What Does Thackeray Actually Think About Class?

Early in Vanity Fair, the “incisive” and “liberal” Miss Crawley makes a comment about class that puts Becky Sharp in a positive light. Although Becky retains no social capital from her birth, Miss Crawley claims the young woman is better than those with class status: “‘What is birth, my dear?’ [Miss Crawley] would say to Rebecca—‘Look at my brother Pitt; look at the Huddlestons, who have been here since Henry II.; look at poor Bute at the parsonage; is any one of them equal to you in intelligence or breeding? Equal to you—they are not even equal to poor dear Briggs, my companion, or Bowls, my butler” (119). Taken at face value, Miss Crawley’s statement appears to be a trenchant critique of the British class system. Becky is more intelligent than Sir Pitt and “poor Bute” (though I cannot say the same about “poor dear Briggs”). Becky does seem to hold “better” internal qualities than the upper class people Miss Crawley compares her to. (Of course, Becky does not always use these qualities in the best way). There is one major problem, however, with this critique: it comes from Miss Crawley. The wealthy woman is clearly an object of ridicule in Vanity Fair, so why would Thackeray make her the mouthpiece of this class critique?

This passage illuminates one of the major tensions in the novel—how do we know when the novel actually critiques an idea, system, or character? At the same time, how do we know when Thackeray is playing with his readers? Can we trust this narrative voice? Vanity Fair satirizes most of the characters and various aspects of society, but does the narrative voice believe in anything? Why satirize if not to incite change?

The tension arises for me when I compare Miss Crawley’s class critique with a later statement by the narrator. When Becky begins to rise in society, the narrator soliloquizes on the idea of the “best” people in society: “Here, before long, Becky received not only ‘the best’ foreigners (as the phrase is in our noble and admirable society slang), but some of the best English people too. I don’t mean the virtuous, or indeed the least virtuous, or the cleverest, or the stupidest, or the richest, or the best born, but ‘the best’…” (588). While the narrator’s tone is far different from that of Miss Crawley, he, like the wealthy woman, questions the notion of “the best” in society. By using scare quotes, Thackeray shows that the idea of “the best” is empty. To be the best is to be made “the best”—there is nothing inherent that makes someone better than another. Is this not a similar critique as the liberal-minded Miss Crawley? Why would Thackeray’s narrator make the same point as a ridiculous character? Doesn’t that just undercut the trust the reader has in the narrator? At the same time, however, the second passage shows that Becky is no model of moral value. While it is difficult to know where the reader might want his readers to fall in the question of class, perhaps these passages show that Thackeray believed everyone of all classes was horrible.

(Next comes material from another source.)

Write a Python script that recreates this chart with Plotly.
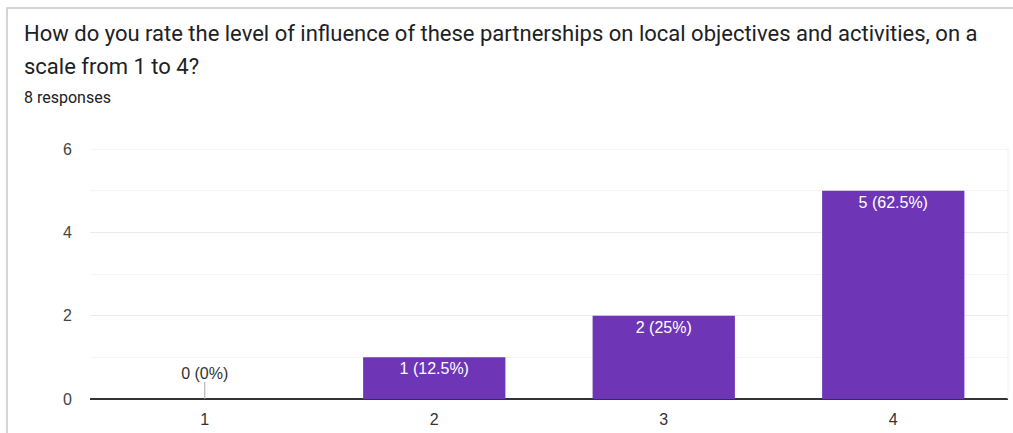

The relationship between these two passages helps to show why the narrative voice in Vanity Fair is so slippery. In the end, though, it makes me wonder—does the narrator have anything of worth to say? Does Thackeray offer critiques just for the sake of critique? Or, is Thackeray trying to make some kind of point with his narrator? If Thackeray is using satire to create change, why undercut the narrator so much? Surely Thackeray isn’t trying to hold Becky up as a model of moral values and she isn’t “better” than any other character.

On the other hand, is Thackeray making a point about words and language itself? The Hebrew term heh’bel is translated as vanity but it also means “vapor” or “breath.” While I am not trying to suggest that Thackeray knew Hebrew (maybe he did), I do think this Hebrew word can offer some insight. Perhaps, by undercutting the narrator’s satirical voice, Thackeray is saying that our words, our language is all vanity, breath that escapes our mouths and dissipates, inciting no change or leaving no lasting effect. But on the other hand, maybe Thackeray is not saying that. Who knows?